== THE REQUEST ==
Using the records that follow, reproduce exactly the lines starting at the line containing "Rebuild this chart" and ending at the line containing "ax.set_facecolor(bg)". Include both end lines and no pictures.

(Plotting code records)
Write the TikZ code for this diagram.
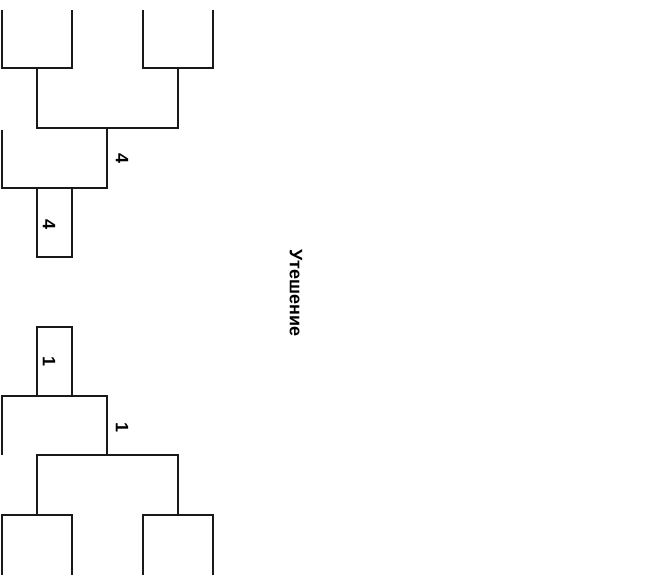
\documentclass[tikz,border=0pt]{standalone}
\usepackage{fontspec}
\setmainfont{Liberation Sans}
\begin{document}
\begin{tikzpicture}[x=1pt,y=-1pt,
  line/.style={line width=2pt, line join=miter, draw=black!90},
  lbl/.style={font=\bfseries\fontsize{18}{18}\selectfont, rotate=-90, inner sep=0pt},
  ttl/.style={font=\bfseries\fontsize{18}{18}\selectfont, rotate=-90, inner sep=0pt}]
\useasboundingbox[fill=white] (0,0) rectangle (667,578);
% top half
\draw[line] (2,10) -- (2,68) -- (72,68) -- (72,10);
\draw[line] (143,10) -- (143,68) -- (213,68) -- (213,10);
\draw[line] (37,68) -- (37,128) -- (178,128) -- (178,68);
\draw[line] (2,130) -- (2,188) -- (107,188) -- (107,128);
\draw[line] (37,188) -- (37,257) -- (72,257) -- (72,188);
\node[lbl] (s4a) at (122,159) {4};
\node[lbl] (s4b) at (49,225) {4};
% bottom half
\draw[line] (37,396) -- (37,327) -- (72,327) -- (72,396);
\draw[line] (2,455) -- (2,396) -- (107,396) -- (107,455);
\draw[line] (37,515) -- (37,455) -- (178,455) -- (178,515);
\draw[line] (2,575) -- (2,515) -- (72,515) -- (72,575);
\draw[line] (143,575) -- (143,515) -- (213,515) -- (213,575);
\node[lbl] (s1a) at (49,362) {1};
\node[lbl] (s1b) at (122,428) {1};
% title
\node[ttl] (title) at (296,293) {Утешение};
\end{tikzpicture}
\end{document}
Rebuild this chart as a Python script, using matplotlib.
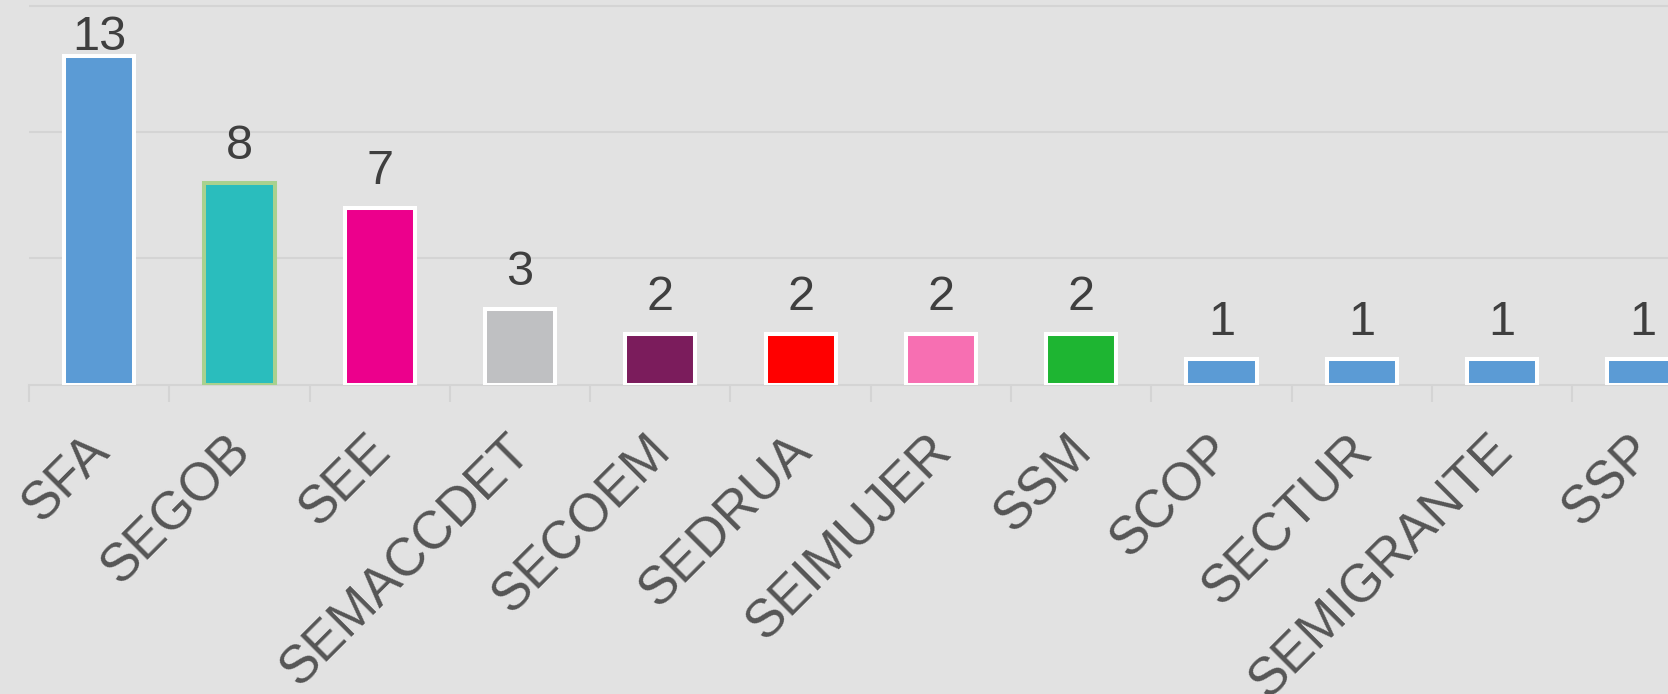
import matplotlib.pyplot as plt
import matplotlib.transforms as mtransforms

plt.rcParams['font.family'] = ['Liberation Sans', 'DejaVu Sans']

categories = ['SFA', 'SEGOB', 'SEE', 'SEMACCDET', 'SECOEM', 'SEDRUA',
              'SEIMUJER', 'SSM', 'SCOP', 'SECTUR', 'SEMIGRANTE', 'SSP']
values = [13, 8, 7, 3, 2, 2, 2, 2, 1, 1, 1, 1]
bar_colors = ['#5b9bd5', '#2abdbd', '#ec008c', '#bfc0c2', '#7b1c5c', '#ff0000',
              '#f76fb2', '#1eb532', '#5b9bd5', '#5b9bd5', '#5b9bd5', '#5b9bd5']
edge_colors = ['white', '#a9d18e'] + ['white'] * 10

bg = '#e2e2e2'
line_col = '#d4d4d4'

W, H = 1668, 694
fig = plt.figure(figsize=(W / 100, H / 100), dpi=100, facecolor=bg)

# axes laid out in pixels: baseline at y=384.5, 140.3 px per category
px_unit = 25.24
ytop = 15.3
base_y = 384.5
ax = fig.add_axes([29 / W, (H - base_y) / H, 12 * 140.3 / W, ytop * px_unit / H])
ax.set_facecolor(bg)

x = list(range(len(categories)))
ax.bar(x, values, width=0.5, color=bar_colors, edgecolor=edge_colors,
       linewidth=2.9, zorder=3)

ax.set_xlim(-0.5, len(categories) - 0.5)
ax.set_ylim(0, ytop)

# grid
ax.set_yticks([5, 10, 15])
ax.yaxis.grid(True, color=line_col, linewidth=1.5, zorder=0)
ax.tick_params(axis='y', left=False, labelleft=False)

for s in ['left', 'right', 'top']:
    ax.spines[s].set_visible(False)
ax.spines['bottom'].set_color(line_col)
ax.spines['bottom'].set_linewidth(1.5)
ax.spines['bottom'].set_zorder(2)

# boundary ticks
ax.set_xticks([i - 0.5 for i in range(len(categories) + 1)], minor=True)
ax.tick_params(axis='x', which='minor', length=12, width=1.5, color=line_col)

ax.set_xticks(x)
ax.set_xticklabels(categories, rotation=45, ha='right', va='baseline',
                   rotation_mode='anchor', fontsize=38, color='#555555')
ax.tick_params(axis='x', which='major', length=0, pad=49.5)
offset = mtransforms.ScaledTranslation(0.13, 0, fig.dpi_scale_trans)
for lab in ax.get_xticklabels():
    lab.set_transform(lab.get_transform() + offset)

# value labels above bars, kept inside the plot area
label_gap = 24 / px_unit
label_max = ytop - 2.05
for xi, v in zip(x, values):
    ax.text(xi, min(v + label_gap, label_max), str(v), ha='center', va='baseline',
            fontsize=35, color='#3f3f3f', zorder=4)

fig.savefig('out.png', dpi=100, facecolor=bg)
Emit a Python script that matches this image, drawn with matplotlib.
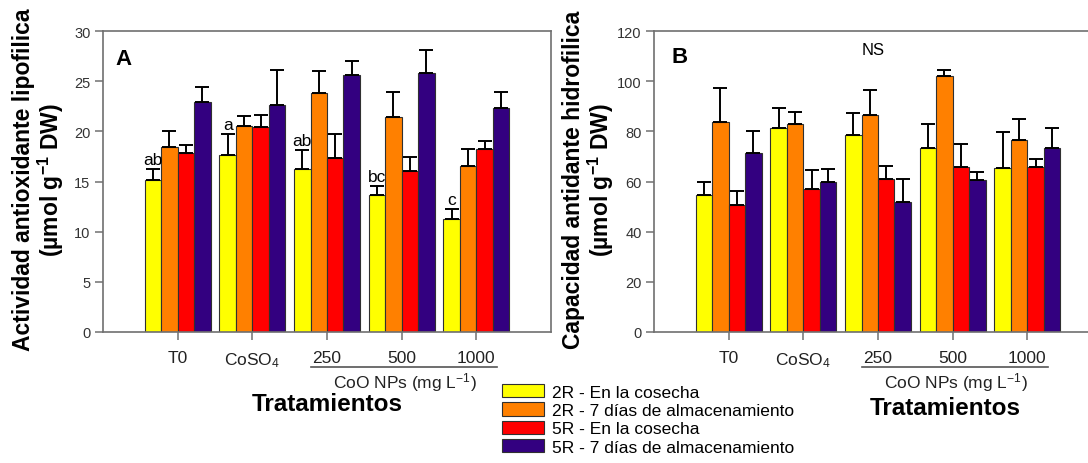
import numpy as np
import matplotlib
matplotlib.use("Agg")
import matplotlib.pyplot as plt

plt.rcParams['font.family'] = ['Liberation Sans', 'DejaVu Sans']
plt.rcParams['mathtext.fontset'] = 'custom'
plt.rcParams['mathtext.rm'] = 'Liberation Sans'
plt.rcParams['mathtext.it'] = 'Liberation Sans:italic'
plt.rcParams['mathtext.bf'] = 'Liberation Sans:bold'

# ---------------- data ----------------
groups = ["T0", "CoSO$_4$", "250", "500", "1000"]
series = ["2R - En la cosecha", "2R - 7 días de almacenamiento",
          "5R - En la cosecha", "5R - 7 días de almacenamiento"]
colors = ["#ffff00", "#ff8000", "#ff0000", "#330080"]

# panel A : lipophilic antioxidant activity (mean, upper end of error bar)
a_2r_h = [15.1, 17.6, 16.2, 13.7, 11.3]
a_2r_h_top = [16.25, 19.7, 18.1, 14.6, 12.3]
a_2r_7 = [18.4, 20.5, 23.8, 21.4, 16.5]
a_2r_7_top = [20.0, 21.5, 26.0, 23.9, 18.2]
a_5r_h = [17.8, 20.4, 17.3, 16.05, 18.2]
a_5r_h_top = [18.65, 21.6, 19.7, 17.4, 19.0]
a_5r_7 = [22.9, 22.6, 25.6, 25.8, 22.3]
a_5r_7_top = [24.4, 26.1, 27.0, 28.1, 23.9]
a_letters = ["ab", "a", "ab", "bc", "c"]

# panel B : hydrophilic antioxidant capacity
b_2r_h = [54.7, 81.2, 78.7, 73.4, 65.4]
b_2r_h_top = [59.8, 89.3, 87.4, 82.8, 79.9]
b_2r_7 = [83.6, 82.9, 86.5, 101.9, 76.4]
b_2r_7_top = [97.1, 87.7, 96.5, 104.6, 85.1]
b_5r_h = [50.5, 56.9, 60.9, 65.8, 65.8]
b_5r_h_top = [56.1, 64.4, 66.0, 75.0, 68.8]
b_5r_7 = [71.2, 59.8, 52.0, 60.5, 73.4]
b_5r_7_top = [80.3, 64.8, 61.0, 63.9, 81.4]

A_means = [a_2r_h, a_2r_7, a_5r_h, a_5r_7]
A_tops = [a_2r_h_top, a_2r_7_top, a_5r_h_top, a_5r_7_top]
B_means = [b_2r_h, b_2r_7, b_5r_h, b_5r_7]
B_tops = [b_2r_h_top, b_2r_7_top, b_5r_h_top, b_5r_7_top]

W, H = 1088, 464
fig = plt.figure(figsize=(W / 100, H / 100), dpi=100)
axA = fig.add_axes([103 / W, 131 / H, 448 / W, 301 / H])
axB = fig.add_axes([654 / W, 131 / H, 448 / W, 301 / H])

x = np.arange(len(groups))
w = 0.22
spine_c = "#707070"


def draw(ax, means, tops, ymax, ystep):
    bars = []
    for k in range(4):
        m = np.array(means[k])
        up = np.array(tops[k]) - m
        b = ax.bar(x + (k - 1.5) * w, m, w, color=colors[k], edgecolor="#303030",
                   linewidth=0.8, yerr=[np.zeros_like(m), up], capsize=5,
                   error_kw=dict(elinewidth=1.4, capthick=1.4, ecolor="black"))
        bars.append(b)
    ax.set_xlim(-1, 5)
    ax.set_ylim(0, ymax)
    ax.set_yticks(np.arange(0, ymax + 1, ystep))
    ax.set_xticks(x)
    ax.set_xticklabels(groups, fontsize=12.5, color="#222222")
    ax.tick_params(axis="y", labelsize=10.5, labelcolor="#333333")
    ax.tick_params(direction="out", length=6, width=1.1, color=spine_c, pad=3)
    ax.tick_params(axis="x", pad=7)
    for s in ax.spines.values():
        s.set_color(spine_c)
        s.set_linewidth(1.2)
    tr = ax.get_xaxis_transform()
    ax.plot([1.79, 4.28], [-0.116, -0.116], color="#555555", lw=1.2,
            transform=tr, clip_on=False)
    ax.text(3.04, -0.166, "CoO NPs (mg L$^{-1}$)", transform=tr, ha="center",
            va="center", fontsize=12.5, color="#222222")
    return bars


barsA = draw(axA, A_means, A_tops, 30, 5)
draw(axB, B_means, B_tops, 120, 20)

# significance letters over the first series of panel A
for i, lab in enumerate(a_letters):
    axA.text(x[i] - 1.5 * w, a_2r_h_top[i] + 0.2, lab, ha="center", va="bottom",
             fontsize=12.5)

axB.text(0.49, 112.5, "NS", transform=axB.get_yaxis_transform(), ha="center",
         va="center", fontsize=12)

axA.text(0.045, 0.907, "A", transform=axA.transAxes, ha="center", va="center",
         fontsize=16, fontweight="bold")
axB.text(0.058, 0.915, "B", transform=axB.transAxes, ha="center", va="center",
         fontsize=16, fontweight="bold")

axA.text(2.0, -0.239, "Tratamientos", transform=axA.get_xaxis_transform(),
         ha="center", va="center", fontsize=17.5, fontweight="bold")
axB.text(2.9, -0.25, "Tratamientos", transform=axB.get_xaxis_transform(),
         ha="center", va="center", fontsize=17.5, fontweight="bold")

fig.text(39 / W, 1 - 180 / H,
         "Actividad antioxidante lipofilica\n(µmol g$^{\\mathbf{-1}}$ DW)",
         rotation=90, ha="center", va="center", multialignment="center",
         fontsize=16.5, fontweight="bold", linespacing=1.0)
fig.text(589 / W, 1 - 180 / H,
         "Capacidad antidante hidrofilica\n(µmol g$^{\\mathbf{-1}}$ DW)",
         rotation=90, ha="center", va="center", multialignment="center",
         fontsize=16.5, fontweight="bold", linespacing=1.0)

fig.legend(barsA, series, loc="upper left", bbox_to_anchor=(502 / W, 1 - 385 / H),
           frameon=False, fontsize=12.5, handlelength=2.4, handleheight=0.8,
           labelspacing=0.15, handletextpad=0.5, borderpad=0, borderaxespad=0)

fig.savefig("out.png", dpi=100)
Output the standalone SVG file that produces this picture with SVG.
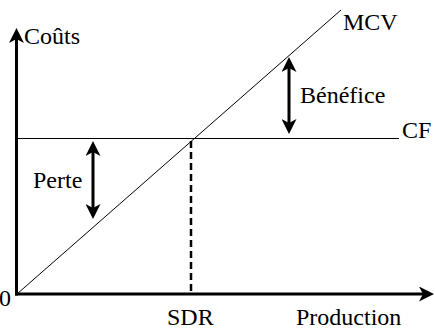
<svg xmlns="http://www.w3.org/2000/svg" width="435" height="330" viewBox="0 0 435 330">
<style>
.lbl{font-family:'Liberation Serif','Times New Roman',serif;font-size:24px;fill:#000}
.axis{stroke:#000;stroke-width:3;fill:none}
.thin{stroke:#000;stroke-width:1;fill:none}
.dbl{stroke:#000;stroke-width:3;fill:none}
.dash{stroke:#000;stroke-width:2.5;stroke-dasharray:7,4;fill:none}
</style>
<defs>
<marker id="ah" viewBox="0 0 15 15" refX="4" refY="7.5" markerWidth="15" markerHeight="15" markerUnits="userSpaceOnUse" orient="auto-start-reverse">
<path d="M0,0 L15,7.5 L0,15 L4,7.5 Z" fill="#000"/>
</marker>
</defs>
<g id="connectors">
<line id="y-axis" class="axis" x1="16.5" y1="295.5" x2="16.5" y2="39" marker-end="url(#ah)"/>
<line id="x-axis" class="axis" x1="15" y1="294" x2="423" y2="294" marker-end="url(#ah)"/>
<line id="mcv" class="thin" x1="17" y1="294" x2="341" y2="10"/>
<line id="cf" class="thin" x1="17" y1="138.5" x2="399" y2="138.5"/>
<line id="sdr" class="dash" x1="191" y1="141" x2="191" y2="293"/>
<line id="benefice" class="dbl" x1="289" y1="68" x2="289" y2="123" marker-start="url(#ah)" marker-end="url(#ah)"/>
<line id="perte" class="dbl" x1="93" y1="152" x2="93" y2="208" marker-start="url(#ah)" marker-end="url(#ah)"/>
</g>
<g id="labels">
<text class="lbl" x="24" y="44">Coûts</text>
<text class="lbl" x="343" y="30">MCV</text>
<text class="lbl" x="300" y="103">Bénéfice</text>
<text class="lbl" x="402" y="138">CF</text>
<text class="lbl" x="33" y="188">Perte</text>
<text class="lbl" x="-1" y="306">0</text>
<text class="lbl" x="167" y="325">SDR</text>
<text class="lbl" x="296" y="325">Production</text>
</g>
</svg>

== RESPONSE BELOW ==
Rebuild this chart as a Python script, using matplotlib.
import matplotlib.pyplot as plt
import matplotlib.transforms as mtransforms

plt.rcParams['font.family'] = ['Liberation Sans', 'DejaVu Sans']

categories = ['SFA', 'SEGOB', 'SEE', 'SEMACCDET', 'SECOEM', 'SEDRUA',
              'SEIMUJER', 'SSM', 'SCOP', 'SECTUR', 'SEMIGRANTE', 'SSP']
values = [13, 8, 7, 3, 2, 2, 2, 2, 1, 1, 1, 1]
bar_colors = ['#5b9bd5', '#2abdbd', '#ec008c', '#bfc0c2', '#7b1c5c', '#ff0000',
              '#f76fb2', '#1eb532', '#5b9bd5', '#5b9bd5', '#5b9bd5', '#5b9bd5']
edge_colors = ['white', '#a9d18e'] + ['white'] * 10

bg = '#e2e2e2'
line_col = '#d4d4d4'

W, H = 1668, 694
fig = plt.figure(figsize=(W / 100, H / 100), dpi=100, facecolor=bg)

# axes laid out in pixels: baseline at y=384.5, 140.3 px per category
px_unit = 25.24
ytop = 15.3
base_y = 384.5
ax = fig.add_axes([29 / W, (H - base_y) / H, 12 * 140.3 / W, ytop * px_unit / H])
ax.set_facecolor(bg)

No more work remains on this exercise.